Enfatizam os juristas, mas apenas aqueles mais atentos como COUTURE, que, em Direito, um princípio é um princípio até o dia em que o conjunto das exceções transforma-se em maioria, quando então as exceções passam a constituir a maioria, e então o princípio deixa de ser princípio, transformado em uma exceção.

A nossa Constituição de 1988, ao dizer que a saúde é direito de todos e dever do Estado criou um princípio: o de que se deve juridicamente proteger a saúde, tanto quanto isso for possível, o que passa pelo acesso de todos às melhores técnicas engendradas pela Ciência Médica. Como todo princípio, esse também tem seu conteúdo extraído e definido pela realidade material subjacente, a qual deve ser também interpretada pelos juízes, e não apenas a norma jurídica.

Controverte-se ainda hoje, e mais intensamente  sobretudo depois de um julgamento do STJ, se o princípio que garante o direito à saúde harmonizar-se-ia com a ideia de que é taxativa a lista de medicamentos, de insumos e de procedimentos médicos fixado pela agência reguladora. A jurisprudência, antes daquele julgamento, havia chegado quase que a um consenso: a lista não é taxativa. Mas depois do julgamento, a controvérsia como que se ressurgiu.

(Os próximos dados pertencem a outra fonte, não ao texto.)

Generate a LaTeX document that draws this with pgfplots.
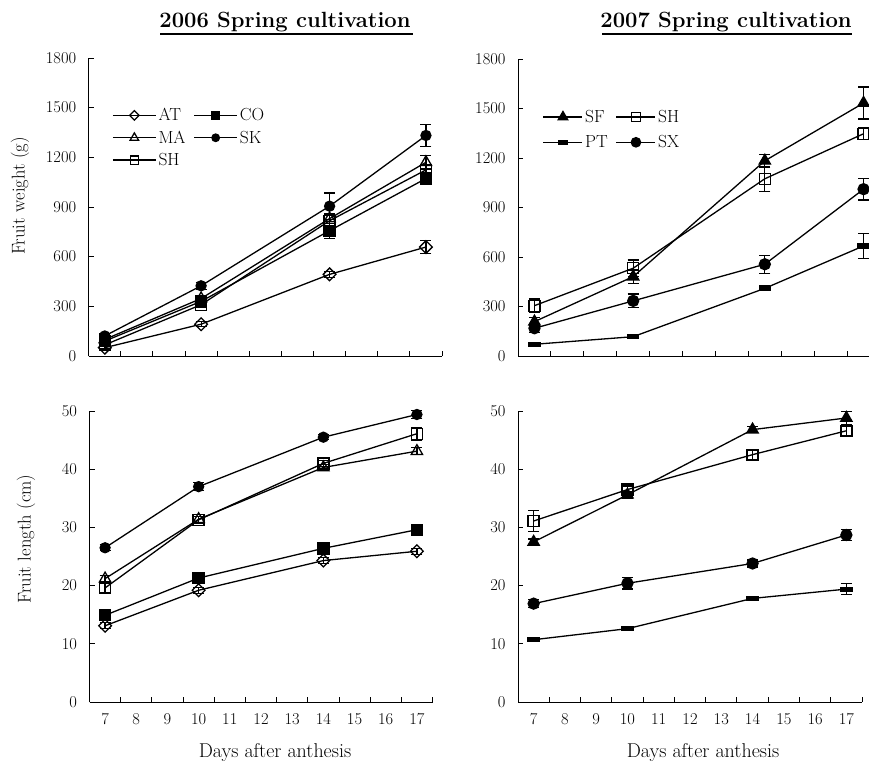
\documentclass[border=0pt]{standalone}
\usepackage{pgfplots}
\pgfplotsset{compat=1.18}
\begin{document}
\begin{tikzpicture}
\pgfplotsset{
  base/.style={
    scale only axis, axis lines*=left, tick align=inside,
    xmin=6.5, xmax=17.5,
    xtick={6.5,7.5,...,17.5}, xticklabels={},
    major tick length=5pt,
    tick style={black, line width=0.9pt},
    axis line style={line width=0.9pt},
    clip=false,
    /pgf/number format/assume math mode=true,
    /pgf/number format/1000 sep={},
    tick label style={font=\fontsize{16.5}{19}\selectfont},
    yticklabel style={xshift=-9pt},
    every axis plot/.append style={line width=1.3pt, black},
    error bars/y dir=both, error bars/y explicit,
    error bars/error mark options={rotate=90, mark size=5.5pt, line width=1.2pt, black},
    error bars/error bar style={line width=1.2pt, black},
  },
  lab/.style={extra x ticks={7,...,17}, extra x tick labels={7,8,9,10,11,12,13,14,15,16,17},
    extra x tick style={major tick length=0pt, xticklabel style={yshift=-8pt}}},
  pAT/.style={black, line width=1.3pt, mark=square, mark size=4.5pt, mark options={rotate=45, fill=white, solid}},
  pCO/.style={black, line width=1.3pt, mark=square*, mark size=5.5pt, mark options={fill=black, solid}},
  pMA/.style={black, line width=1.3pt, mark=triangle, mark size=6.5pt, mark options={fill=white, solid}},
  pSK/.style={black, line width=1.3pt, mark=*, mark size=5pt, mark options={fill=black, solid}},
  pSH/.style={black, line width=1.3pt, mark=square, mark size=5.5pt, mark options={fill=white, solid}},
  pSF/.style={black, line width=1.3pt, mark=triangle*, mark size=6.5pt, mark options={fill=black, solid}},
  pPT/.style={black, line width=1.3pt, mark=square*, mark size=5.5pt, mark options={yscale=0.35, fill=black, solid}},
  pSX/.style={black, line width=1.3pt, mark=*, mark size=5.5pt, mark options={fill=black, solid}},
}
% ---------- top left
\begin{axis}[base, at={(88.7pt,406pt)}, anchor=south west, width=353.3pt, height=298pt,
  ymin=0, ymax=1800, ytick={0,300,...,1800},
  legend columns=2,
  legend image code/.code={\draw[mark repeat=2,mark phase=2,/tikz/every mark/.append style={scale=0.75}] plot coordinates {(0pt,0pt) (21.5pt,0pt) (43pt,0pt)};},
  legend style={at={(0.066,0.838)}, anchor=north west, draw=none, fill=none, inner sep=0pt,
    font=\fontsize{17.5}{20}\selectfont, row sep=4.5pt, cells={anchor=west},
    /tikz/every even column/.append style={column sep=6pt}}]
\addplot[pAT] coordinates {(7,50)+-(0,8) (10,192)+-(0,15) (14,493)+-(0,18) (17,658)+-(0,40)};
\addlegendentry{AT}
\addplot[pCO] coordinates {(7,90)+-(0,10) (10,330)+-(0,15) (14,757)+-(0,45) (17,1072)+-(0,25)};
\addlegendentry{CO}
\addplot[pMA] coordinates {(7,100)+-(0,10) (10,347)+-(0,15) (14,830)+-(0,30) (17,1170)+-(0,40)};
\addlegendentry{MA}
\addplot[pSK] coordinates {(7,121)+-(0,12) (10,424)+-(0,20) (14,905)+-(0,80) (17,1332)+-(0,65)};
\addlegendentry{SK}
\addplot[pSH] coordinates {(7,67)+-(0,10) (10,310)+-(0,15) (14,817)+-(0,40) (17,1124)+-(0,30)};
\addlegendentry{SH}
\end{axis}
% ---------- top right
\begin{axis}[base, at={(518pt,406pt)}, anchor=south west, width=362pt, height=297pt,
  ymin=0, ymax=1800, ytick={0,300,...,1800},
  legend columns=2,
  legend image code/.code={\draw[mark repeat=2,mark phase=2,/tikz/every mark/.append style={scale=0.85}] plot coordinates {(0pt,0pt) (19.5pt,0pt) (39pt,0pt)};},
  legend style={at={(0.068,0.835)}, anchor=north west, draw=none, fill=none, inner sep=0pt,
    font=\fontsize{17.5}{20}\selectfont, row sep=7.5pt, cells={anchor=west},
    /tikz/every even column/.append style={column sep=6pt}}]
\addplot[pSF] coordinates {(7,208)+-(0,25) (10,481)+-(0,40) (14,1183)+-(0,37) (17,1533)+-(0,97)};
\addlegendentry{SF}
\addplot[pSH] coordinates {(7,305)+-(0,40) (10,532)+-(0,50) (14,1074)+-(0,75) (17,1347)+-(0,35)};
\addlegendentry{SH}
\addplot[pPT] coordinates {(7,71)+-(0,8) (10,117)+-(0,8) (14,410)+-(0,15) (17,667)+-(0,75)};
\addlegendentry{PT}
\addplot[pSX] coordinates {(7,168)+-(0,25) (10,334)+-(0,42) (14,556)+-(0,55) (17,1011)+-(0,65)};
\addlegendentry{SX}
\end{axis}
% ---------- bottom left
\begin{axis}[base, lab, at={(89.5pt,60pt)}, anchor=south west, width=343pt, height=291pt,
  ymin=0, ymax=50, ytick={0,10,...,50}]
\addplot[pAT] coordinates {(7,13.1)+-(0,0.5) (10,19.2)+-(0,0.5) (14,24.3)+-(0,0.5) (17,25.9)+-(0,0.5)};
\addplot[pCO] coordinates {(7,14.9)+-(0,0.6) (10,21.3)+-(0,0.6) (14,26.4)+-(0,0.6) (17,29.6)+-(0,0.6)};
\addplot[pMA] coordinates {(7,21.2)+-(0,0.6) (10,31.4)+-(0,0.5) (14,40.3)+-(0,0.5) (17,43.1)+-(0,0.6)};
\addplot[pSK] coordinates {(7,26.5)+-(0,0.5) (10,37.0)+-(0,0.7) (14,45.5)+-(0,0.4) (17,49.4)+-(0,0.7)};
\addplot[pSH] coordinates {(7,19.6)+-(0,0.8) (10,31.3)+-(0,0.6) (14,41.0)+-(0,0.5) (17,46.1)+-(0,1.1)};
\end{axis}
% ---------- bottom right
\begin{axis}[base, lab, at={(518pt,60pt)}, anchor=south west, width=344pt, height=291pt,
  ymin=0, ymax=50, ytick={0,10,...,50}]
\addplot[pSF] coordinates {(7,27.5)+-(0,0.5) (10,35.6)+-(0,0.6) (14,46.8)+-(0,0.5) (17,48.8)+-(0,1.1)};
\addplot[pSH] coordinates {(7,31.1)+-(0,1.8) (10,36.5)+-(0,0.6) (14,42.5)+-(0,0.8) (17,46.6)+-(0,0.8)};
\addplot[pPT] coordinates {(7,10.7)+-(0,0.2) (10,12.6)+-(0,0.2) (14,17.8)+-(0,0.3) (17,19.4)+-(0,0.9)};
\addplot[pSX] coordinates {(7,16.9)+-(0,0.7) (10,20.4)+-(0,1.0) (14,23.8)+-(0,0.6) (17,28.7)+-(0,0.9)};
\end{axis}
% ---------- titles and labels
\node[anchor=base, font=\fontsize{22}{25}\selectfont\bfseries] at (285pt,734pt) {2006 Spring cultivation};
\draw[line width=1.8pt] (160pt,728pt) -- (413pt,728pt);
\node[anchor=base, font=\fontsize{22}{25}\selectfont\bfseries] at (726pt,734pt) {2007 Spring cultivation};
\draw[line width=1.8pt] (602pt,728pt) -- (852pt,728pt);
\node[rotate=90, font=\fontsize{18.5}{21}\selectfont] at (20pt,566pt) {Fruit weight (g)};
\node[rotate=90, font=\fontsize{18.5}{21}\selectfont] at (26pt,223pt) {Fruit length (cm)};
\node[anchor=base, font=\fontsize{20}{23}\selectfont] at (275pt,5pt) {Days after anthesis};
\node[anchor=base, font=\fontsize{20}{23}\selectfont] at (703pt,5pt) {Days after anthesis};
\pgfresetboundingbox
\path (0pt,0pt) rectangle (869pt,762pt);
\end{tikzpicture}
\end{document}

O STJ, com efeito, decidiu (felizmente sem efeito vinculante) que a lista fixada pela agência reguladora é, em regra, taxativa, mas que deixa de o ser quando estiverem caracterizadas, ao mesmo tempo, diversas situações. Assim é que, segundo o STJ, se a agência reguladora não indeferiu expressamente a incorporação do medicamento, do insumo ou do procedimento em seu rol, então nesse caso a lista não é taxativa. Se há comprovação da eficácia do tratamento à luz da medicina baseada em evidências, então a lista não é taxativa. E ainda: se tiver sido realizado, “quando possível”, um “diálogo interinstitucional do magistrado com entes ou pessoas com expertise técnica na área da saúde”, então nessa hipótese a taxatividade também não prevalecerá como regra, ainda que não seja possível definir, com alguma segurança, o que vem a ser esse “diálogo interinstitucional” que o magistrado deva ter mantido.

São tantas e variadas as exceções criadas por aquele julgamento que o princípio que garante o direito à saúde tornou-se uma exceção.